Do you know what’s the best? Donuts. And because it’s Fat Tuesday, what better time is there to celebrate deep-fried dough?
I really do love donuts and I would eat them more often if there were some good ones on my way to work. There are several gigantic Dunkin’ Donuts billboards in Times Square, and yet all we’ve got on 42nd Street, (yes, the crossroads of the world) is a Tim Horton’s. I generally try not be a hater, but Tim Horton’s coffee tastes like tomato soup, something my little sister poignantly pointed out to me. And they never have donuts with pink frosting which is completely unAmerican. A TimBit will surely do in a pinch, though.
Anyway, I’ve never made donuts, but I have made plenty of deep-fried Italian desserts in my day. I am from Long Island, after all. Anybody who grew up on Long Island will give me an “amen” when I say that all of our first crushes were on hunky 20-somethings named Joe who served us zeppole at the fireman’s fair. Any man, no matter how mousey or mafia-y, is instantly swoon-worthy when they’re wearing a snug FDNY t-shirt and serving you way under-priced deep fried delicacies covered in powdered sugar. Take note, gentlemen.

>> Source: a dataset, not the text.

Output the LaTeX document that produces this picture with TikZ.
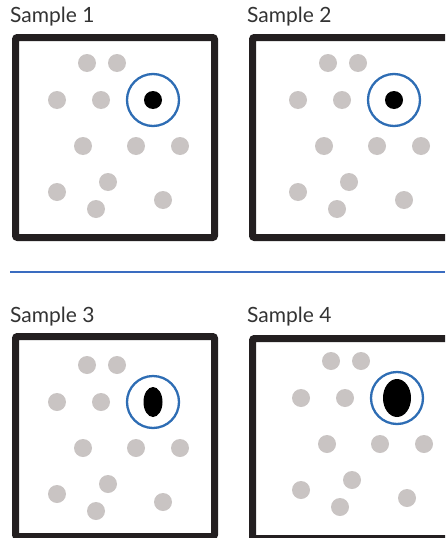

These panzerotti that I made recently really brought me back. They’re basically like ravioli donuts…. that sounds gross, but they’re awesome. Vincenza (Sicilian best friend) informed me that panzerotti are usually savory and filled with mozzarella and prosciutto (yum), but this version, filled with chocolate and a sweet ricotta mixture are quite the slam dunk.
Here’s the recipe. My one tip, especially if you’re new to deep frying, is get a thermometer! Oil that’s too hot will burn your treats, obviously, but even worse is oil that’s not hot enough! Get your oil to a stead 350 degrees before dropping in your fritters, or you’ll end up with something that’s way too greasy and probably undercooked, yuck!
Panzerotti di Ricotta
2 cups all purpose flour
1/4 cup sugar
1/4 cup butter
4 Tbsp water
2 cups ricotta
3/4 cup sugar
3 oz bittersweet chocolate chips
16 oz Corn or Canola oil, for frying
Confectioner’s sugar and ground cinnamon, for dusting
1. Sift flour into a large mixing bowl. Add 1/4 cup sugar, butter and water and mix into a smooth, elastic dough. You may need to add more water, 1 Tbsp at a time, for desired texture. Use your judgement – the dough should have the consistency of pizza dough.
2. To make filling, press ricotta through mesh strainer into a bowl. Add sugar and beat well until incorporated. Toss in chocolate and mix.
3. Divide dough into two pieces and roll one out until 1/4 inch thick. Place small spoonfuls of filling onto dough, evenly spaced 2 inches apart, until half of the rolled-out sheet is covered with filling. Lift other half of the dough over the dough/filling and press down around each spoonful of filling, creating small dumplings. This should feel like making ravioli!
4. Using a knife, cut dumplings into pieces. With each panzerotti, pinch firmly down along all seams to create a tight seal around the filling.
5. Repeat with remaining dough and filling until it’s all used.
6. In a large frying pan or Dutch oven, heat oil, monitoring with a thermometer until it reaches 350 degrees. Then, drop in panzerotti in small batches (6-8 at a time, assuming they’re the size of small ravioli) and fry until golden (5-10 minutes). Remove with a slotted spoon and toss/dust with confectioner’s sugar and powdered cinnamon. Serve hot.